Nick Duffield, Director of the Texas A&M Institute of Data Science (TAMIDS), is excited to announce the inaugural awardees of the TAMIDS Postdoctoral Project Program. TAMIDS was created in late 2017 with a mission to promote research, education and outreach in Data Science across the Texas A&M University System. One of the priorities identified for TAMIDS for 2019 was to rapidly increase the number of junior Data Science researchers at Texas A&M University. The TAMIDS Postdoctoral Project Program is one measure designed to fulfill this goal.

The program solicited proposals from Texas A&M PIs (either singly, or in teams with one or more Co-PIs) concerning projects to employ a postdoctoral researcher. Projects could involve any foundational, applied, or interdisciplinary area of Data Science. Proposals for projects that enabled new research areas and/or involved new interdisciplinary collaborations were encouraged. 

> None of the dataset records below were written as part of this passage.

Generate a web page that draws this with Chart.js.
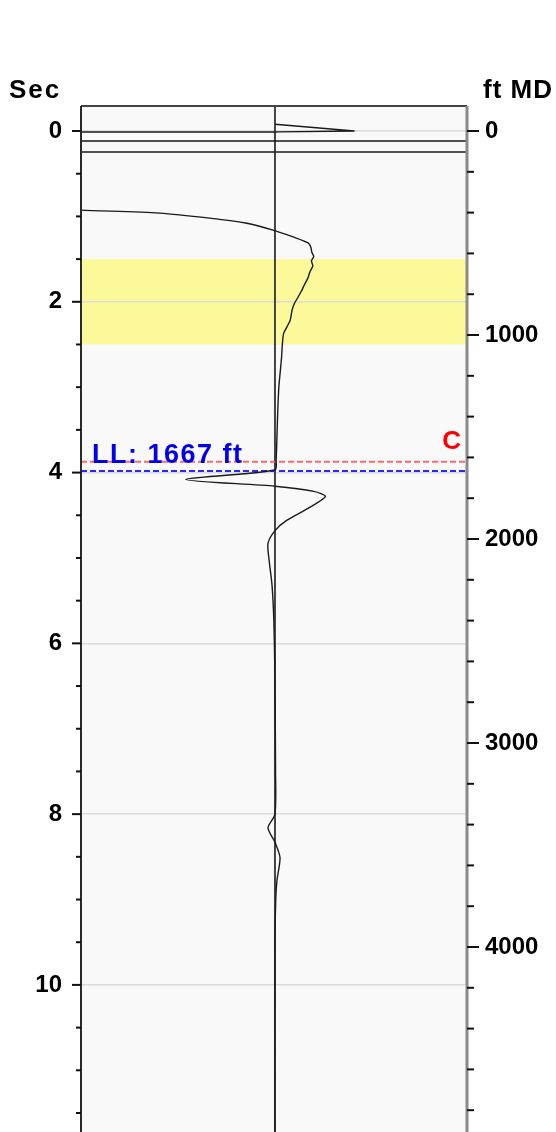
<!DOCTYPE html>
<html>
<head>
<meta charset="utf-8">
<script src="https://cdn.jsdelivr.net/npm/chart.js@4.4.1/dist/chart.umd.min.js"></script>
<style>
  html, body { margin: 0; padding: 0; background: #fff; overflow: hidden; }
  canvas { display: block; }
</style>
</head>
<body>
<canvas id="chart" width="556" height="1213"></canvas>
<script>
// log curve (sec down, normalised amplitude across)
const curveSec = [-0.08, 0.0, 0.01, 0.012, 0.012, 0.117, 0.117, 0.246, 0.246, 0.90,
  0.926, 0.961, 1.02, 1.08, 1.16, 1.24, 1.31, 1.36, 1.42, 1.47, 1.52, 1.58, 1.65, 1.72,
  1.80, 1.88, 1.95, 2.02, 2.10, 2.22, 2.37, 2.50, 2.65, 2.80, 3.0, 3.3, 3.6, 3.85, 3.97,
  4.08, 4.16, 4.22, 4.28, 4.42, 4.56, 4.68, 4.83, 5.03, 5.3, 5.6, 6.0, 6.5, 7.5, 8.0,
  8.16, 8.33, 8.51, 8.78, 9.0, 9.5, 12.3];
const curveVal = [0.0, 0.41, 0.02, 0.0, -1.2, -1.2, 1.2, 1.2, -1.2, -1.2,
  -1.0, -0.596, -0.337, -0.145, -0.01, 0.093, 0.171, 0.185, 0.19, 0.2, 0.188, 0.195, 0.18, 0.17,
  0.152, 0.135, 0.118, 0.1, 0.088, 0.078, 0.045, 0.038, 0.034, 0.028, 0.02, 0.014, 0.01, 0.006, 0.0,
  -0.46, 0.0, 0.2, 0.26, 0.17, 0.06, 0.0, -0.036, -0.03, -0.016, -0.008, -0.003, 0.0, 0.003, 0.0,
  -0.036, 0.0, 0.026, 0.01, 0.004, 0.0, 0.0];
const curveSmoothFrom = 9;             // index where the curve comes back on scale

const secLabels = [0, 2, 4, 6, 8, 10];
const ftLabels = [0, 1000, 2000, 3000, 4000];
const secMinorStep = 0.5;
const ftMinorStep = 200;

const zoneSec = [1.5, 2.5];           // yellow zone
const markerNames = ['C', 'LL: 1667 ft'];
const markerFt = [1621, 1667];
const markerColors = ['rgba(255,80,80,0.85)', '#2626ff'];
const markerTextColors = ['#ff0000', '#0000ee'];

const secRange = [-0.293, 12.28];
const secPerKft = 2.389;               // ratio between the two depth axes

const FONT = 'Liberation Sans, Arial, sans-serif';

const frame = {
  id: 'frame',
  beforeDraw(chart) {
    const { ctx, chartArea: a, scales } = chart;
    ctx.save();
    ctx.fillStyle = '#f9f9f9';
    ctx.fillRect(a.left, a.top, a.right - a.left, a.bottom - a.top);
    const y0 = scales.y.getPixelForValue(zoneSec[0]);
    const y1 = scales.y.getPixelForValue(zoneSec[1]);
    ctx.fillStyle = '#fbf99a';
    ctx.fillRect(a.left, y0, a.right - a.left, y1 - y0);
    ctx.restore();
  },
  beforeDatasetsDraw(chart) {
    const { ctx, chartArea: a, scales } = chart;
    const cx = scales.x.getPixelForValue(0);
    ctx.save();
    ctx.strokeStyle = '#444';
    ctx.lineWidth = 2;
    ctx.beginPath();
    ctx.moveTo(cx, a.top);
    ctx.lineTo(cx, a.bottom);
    ctx.stroke();
    ctx.restore();
  },
  afterDraw(chart) {
    const { ctx, chartArea: a, scales } = chart;
    ctx.save();
    // frame
    ctx.lineWidth = 2;
    ctx.strokeStyle = '#444';
    ctx.beginPath();
    ctx.moveTo(a.left, a.top); ctx.lineTo(a.right, a.top);
    ctx.stroke();
    ctx.strokeStyle = '#2a2a2a';
    ctx.beginPath();
    ctx.moveTo(a.left, a.top); ctx.lineTo(a.left, a.bottom);
    ctx.stroke();
    ctx.strokeStyle = '#8a8a8a';
    ctx.lineWidth = 3;
    ctx.beginPath();
    ctx.moveTo(a.right, a.top); ctx.lineTo(a.right, a.bottom);
    ctx.stroke();

    // tick marks
    ctx.strokeStyle = '#111';
    ctx.lineWidth = 2;
    scales.y.ticks.forEach(t => {
      const y = scales.y.getPixelForValue(t.value);
      const len = secLabels.includes(t.value) ? 9 : 5;
      ctx.beginPath(); ctx.moveTo(a.left - len, y); ctx.lineTo(a.left, y); ctx.stroke();
    });
    scales.y2.ticks.forEach(t => {
      const y = scales.y2.getPixelForValue(t.value);
      const len = ftLabels.includes(t.value) ? 12 : 7;
      ctx.beginPath(); ctx.moveTo(a.right, y); ctx.lineTo(a.right + len, y); ctx.stroke();
    });

    // axis titles
    ctx.fillStyle = '#000';
    ctx.font = 'bold 26px ' + FONT;
    ctx.textBaseline = 'alphabetic';
    ctx.letterSpacing = '2px';
    ctx.textAlign = 'left';
    ctx.fillText('Sec', 9, 98);
    ctx.letterSpacing = '1px';
    ctx.fillText('ft MD', 483, 98);

    // marker labels
    const yc = scales.y2.getPixelForValue(markerFt[0]);
    ctx.fillStyle = markerTextColors[0];
    ctx.font = 'bold 26px ' + FONT;
    ctx.letterSpacing = '0px';
    ctx.textAlign = 'right';
    ctx.fillText(markerNames[0], a.right - 6, yc - 13);
    const yl = scales.y2.getPixelForValue(markerFt[1]);
    ctx.fillStyle = markerTextColors[1];
    ctx.font = 'bold 27px ' + FONT;
    ctx.letterSpacing = '1.5px';
    ctx.textAlign = 'left';
    ctx.fillText(markerNames[1], a.left + 11, yl - 8);
    ctx.restore();
  }
};

const curvePts = curveSec.map((s, i) => ({ x: curveVal[i], y: s }));
const curveStyle = { yAxisID: 'y', showLine: true, borderColor: '#1a1a1a', borderWidth: 1.4, pointRadius: 0, clip: 0 };
const datasets = [
  Object.assign({ data: curvePts.slice(0, curveSmoothFrom + 1), tension: 0 }, curveStyle),
  Object.assign({ data: curvePts.slice(curveSmoothFrom), tension: 0.25 }, curveStyle)
];
markerFt.forEach((ft, i) => {
  datasets.push({
    data: [{ x: -1, y: ft }, { x: 0.99, y: ft }],
    yAxisID: 'y2',
    showLine: true,
    borderColor: markerColors[i],
    borderWidth: 2,
    borderDash: [6, 3],
    pointRadius: 0,
    clip: 0
  });
});

const tickFont = { family: FONT, size: 24, weight: 'bold' };

new Chart(document.getElementById('chart'), {
  type: 'scatter',
  data: { datasets },
  options: {
    responsive: false,
    animation: false,
    layout: { padding: { top: 106, left: 0, right: 0, bottom: 0 } },
    plugins: { legend: { display: false }, tooltip: { enabled: false } },
    scales: {
      x: { type: 'linear', min: -1, max: 0.99, display: false },
      y: {
        type: 'linear', position: 'left', reverse: true,
        min: secRange[0], max: secRange[1],
        afterFit: s => { s.width = 81; },
        afterBuildTicks: s => {
          const t = [];
          for (let v = 0; v <= secRange[1]; v += secMinorStep) t.push({ value: v });
          s.ticks = t;
        },
        border: { display: false },
        grid: {
          drawTicks: false,
          lineWidth: 1.5,
          color: c => secLabels.includes(c.tick && c.tick.value) ? '#dcdcdc' : 'rgba(0,0,0,0)'
        },
        ticks: {
          padding: 19, color: '#000', font: tickFont,
          callback: v => secLabels.includes(v) ? String(v) : ''
        }
      },
      y2: {
        type: 'linear', position: 'right', reverse: true,
        min: secRange[0] / secPerKft * 1000, max: secRange[1] / secPerKft * 1000,
        afterFit: s => { s.width = 89; },
        afterBuildTicks: s => {
          const t = [];
          for (let v = 0; v <= s.max; v += ftMinorStep) t.push({ value: v });
          s.ticks = t;
        },
        border: { display: false },
        grid: { drawTicks: false, drawOnChartArea: false },
        ticks: {
          padding: 18, color: '#000', font: tickFont,
          callback: v => ftLabels.includes(v) ? String(v) : ''
        }
      }
    }
  },
  plugins: [frame]
});
</script>
</body>
</html>
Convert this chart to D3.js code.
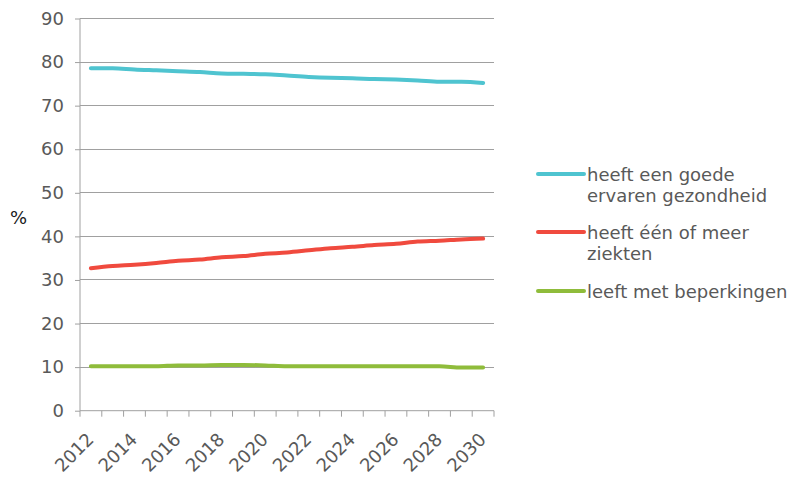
<!DOCTYPE html>
<html><head><meta charset="utf-8">
<script src="https://cdn.jsdelivr.net/npm/d3@7"></script>
<style>body{margin:0;background:#fff}svg{display:block}text{font-family:"DejaVu Sans",Verdana,sans-serif}</style>
</head><body><svg id="c" width="794" height="477"></svg>
<script>
const years = d3.range(2012, 2031).map(String);
const yTicks = [0,10,20,30,40,50,60,70,80,90];
const xLabels = ["2012","2014","2016","2018","2020","2022","2024","2026","2028","2030"];
const seriesNames = ["heeft een goede|ervaren gezondheid", "heeft één of meer|ziekten", "leeft met beperkingen"];
const seriesColors = ["#4fc4d0", "#f04a3e", "#8fbc3b"];
const goedeGezondheid = [78.6,78.6,78.3,78.1,77.9,77.7,77.4,77.3,77.2,76.9,76.6,76.4,76.3,76.1,76.0,75.8,75.5,75.5,75.2];
const ziekten = [32.7,33.2,33.5,33.9,34.4,34.7,35.2,35.5,36.0,36.3,36.8,37.3,37.6,38.0,38.3,38.8,39.0,39.3,39.5];
const beperkingen = [10.2,10.2,10.2,10.2,10.4,10.4,10.5,10.5,10.4,10.2,10.2,10.2,10.2,10.2,10.2,10.2,10.2,9.9,9.9];
const seriesValues = [goedeGezondheid, ziekten, beperkingen];

const svg = d3.select("#c");
const x = d3.scaleBand().domain(years).range([80, 494]).padding(0);
const y = d3.scaleLinear().domain([0, 90]).range([410.7, 18.5]);
const grey = "#a0a0a0", txt = "#595959";

// gridlines
svg.append("g").selectAll("line").data(yTicks.filter(d => d > 0)).join("line")
  .attr("x1", 80).attr("x2", 494).attr("y1", d => y(d)).attr("y2", d => y(d))
  .attr("stroke", grey).attr("stroke-width", 1).attr("shape-rendering","crispEdges");

// y axis
const ya = svg.append("g").attr("transform", "translate(80,0)")
  .call(d3.axisLeft(y).tickValues(yTicks).tickSize(5).tickPadding(11));
ya.select(".domain").attr("stroke", grey).attr("d", `M-0,${y(0)}V${y(90)}`);
ya.selectAll(".tick line").attr("stroke", grey);
ya.selectAll(".tick text").attr("fill", txt).attr("font-size", 18)
  .attr("font-family", '"DejaVu Sans",Verdana,sans-serif');

// x axis with ticks at band edges
const xa = svg.append("g").attr("transform", `translate(0,${y(0)})`);
xa.append("line").attr("x1", 80).attr("x2", 494).attr("stroke", grey);
const edges = years.map(d => x(d)).concat([x(years[years.length-1]) + x.bandwidth()]);
xa.selectAll("line.t").data(edges).join("line").attr("class","t")
  .attr("x1", d => d).attr("x2", d => d).attr("y1", 0).attr("y2", 6).attr("stroke", grey);
xa.selectAll("text").data(xLabels).join("text")
  .attr("transform", d => `translate(${x(d) + x.bandwidth()/2 - 5},${21}) rotate(-45)`)
  .attr("text-anchor", "end").attr("dy", "0.7em")
  .attr("fill", txt).attr("font-size", 18).text(d => d);

// lines
const line = d3.line().x((d, i) => x(years[i]) + x.bandwidth()/2).y(d => y(d)).curve(d3.curveMonotoneX);
svg.append("g").selectAll("path").data(seriesValues).join("path")
  .attr("d", d => line(d)).attr("fill", "none")
  .attr("stroke", (d, i) => seriesColors[i]).attr("stroke-width", 4).attr("stroke-linecap", "round");

// % label
svg.append("text").attr("x", 10).attr("y", 224).attr("font-size", 18).attr("fill", "#1a1a1a").text("%");

// legend
const legY = [174, 232, 291];
const leg = svg.append("g").selectAll("g").data(seriesNames).join("g");
leg.append("line").attr("x1", 538).attr("x2", 584).attr("y1", (d, i) => legY[i]).attr("y2", (d, i) => legY[i])
  .attr("stroke", (d, i) => seriesColors[i]).attr("stroke-width", 4).attr("stroke-linecap", "round");
leg.each(function(d, i) {
  const t = d3.select(this).append("text").attr("x", 587).attr("y", legY[i] + 6.5)
    .attr("font-size", 18).attr("fill", txt);
  d.split("|").forEach((s, k) => t.append("tspan").attr("x", 587).attr("dy", k ? 21.5 : 0).text(s));
});
</script></body></html>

Awards were determined by a committee of experts convened by TAMIDS. This was no easy task, as the quality of all of the submissions was extraordinarily high.  The 2019 Awardees are from many different disciplines across campus, with PIs and Co-PI drawn from the Colleges of Agriculture and Life Sciences, Architecture, Engineering, Liberal Arts, Science, and the School of Public Health.

Congratulations to:  

  • Youngjib Ham (PI), Department of Construction Science, Theodora Chaspari (Co-PI), Computer Science & Engineering, Boosting Workplace Productivity; Data-driven Framework for Enhancing Occupant Environmental Comfort.
  • Matthias Katzfuss (PI), Department of Statistics, Sparse Approximation of Dense Kernel Matrices for Scalable Data Science.
  • Hye-Chung Kum (PI), Health Policy & Management, School of Public Health, Mark Fossett (Co-PI), Department of Sociology, Alva Ferdinand (Co-PI), Health Policy & Management, School of Public Health, Population Informatics: Data Science using Big Data about People in Social, Behavior, Economic,and Health Sciences.
  • Yang Ni (PI), Department of Statistics, Irina Gaynanova (Co-PI), Department of Statistics, Robert Chapkin (Co-PI), Department of Nutrition & Food Science, Raymond Carroll (Co-PI), Department of Statistics,  Studying Microbial Interactions and Host Heterogeneity via Data Integration.
  • Shahin Shahrampour (PI), Industrial & Systems Engineering, Shallow Networks in Over-Parametrized Regimes: Rethinking Bias-Variance Tradeoff.
  • Xiaoning Qian (PI), Electrical and Computer Engineering, Raymundo Arroyave (Co-PI), Materials Science & Engineering, Physics-Constrained Machine Learning for Intelligence Augmented Materials Discovery.

TAMIDS is looking forward to contributing to the success of these projects and the interdisciplinary impact of Data Science at Texas A&M University. TAMIDS Director Nick Duffield will work with the supported investigators to strengthen Data Science community in Texas A&M through these projects.